Just then I looked up to see a red-tailed hawk leaves its perch from a single stalk remaining on a dead pine tree. As the hawk climbed to its soaring altitude high above me, my eyes returned to the forest in front me. As I lost my focus on the grand shadows of green and gray that stood in front of me like some sort of wall, I noticed in the breeze, single snowflakes blowing from left to right on the shoulders of the increasing breeze. I pulled my cowboy hat down a little tighter, I flipped the collar of my wool coat up as to cover more of my neck, I wrestled the deerskin gloves a little further up my wrists, and tried not to rock in the saddle as the breeze immediately let me know how cold it was where I wasn’t resting my weight.
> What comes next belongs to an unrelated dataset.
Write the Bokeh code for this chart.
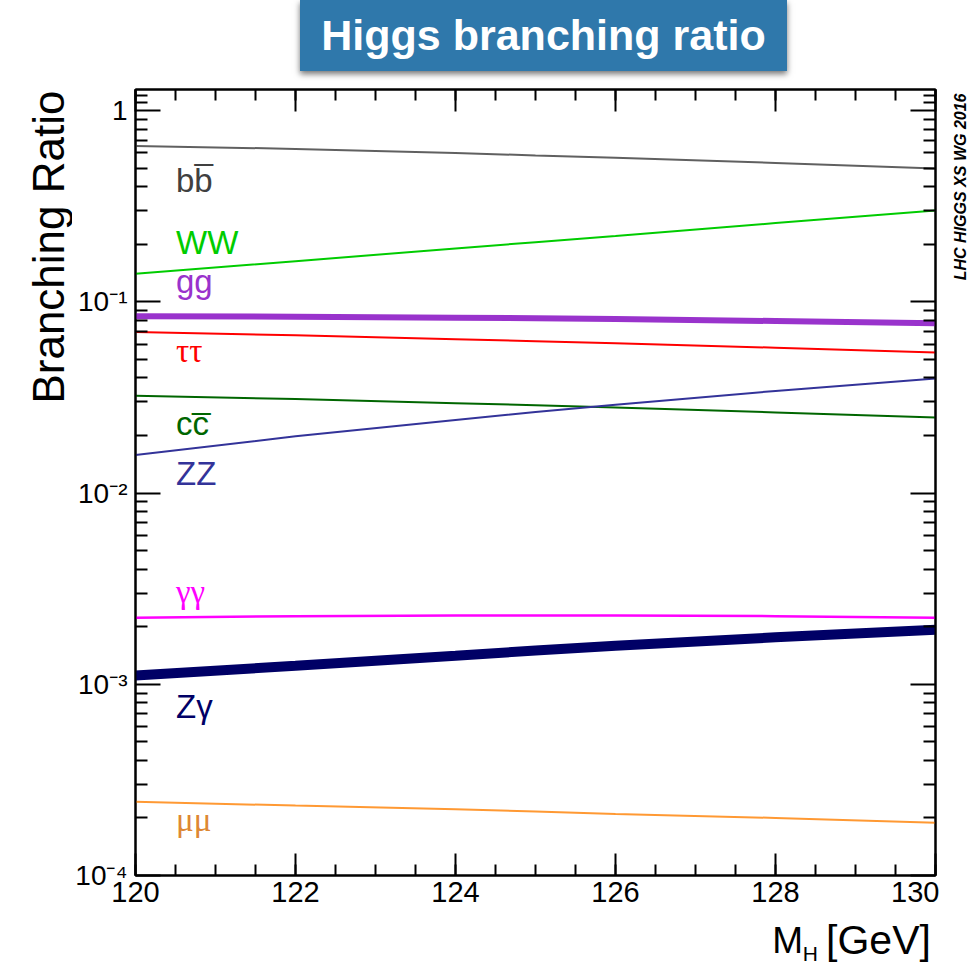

I turned towards the northwest and took in a breath of the cold, fresh air. It filled my lungs in an instant and cooled me to the core in half that time. As a smile pursed my lips, I thought, it’s great to be alive, what a beautiful place, and I let the wind whip a few more flakes at my face, while I closed my eyes; one with it all…
… then I returned to the present. Watching my kids on the same grass where I used to tie my imaginary horse. The same spot where the adventure so often began. One day I was an indian riding bareback, a tremendous rider, a marksman with my bow, a silent and stealth hunter of sustenance. The next day I was a cowboy with thousands of acres or maybe on the unexplored frontier, walking from my barn with my horse before riding into the unknown. Then another day I was just a kid playing in the leaves. Feeling the textures of leaf, stem, and grass. Hearing the rustle up close. Then I could be a football player playing before tens of thousands of adoring fans, as I jumped into the pile of leaves like Walter Payton over a goal line defense.
I watched the kids play. I listened to their sounds. I noticed their intensity. I reflected their joy. And I felt their pain when I told them it was time to come in for lunch. As I walked in with my daughter, whom I had to pull away from the barrel, I remembered the feeling. I held her close and whispered to her while I carried her in the house while I, for the moment, I shut out my memories of the back yard.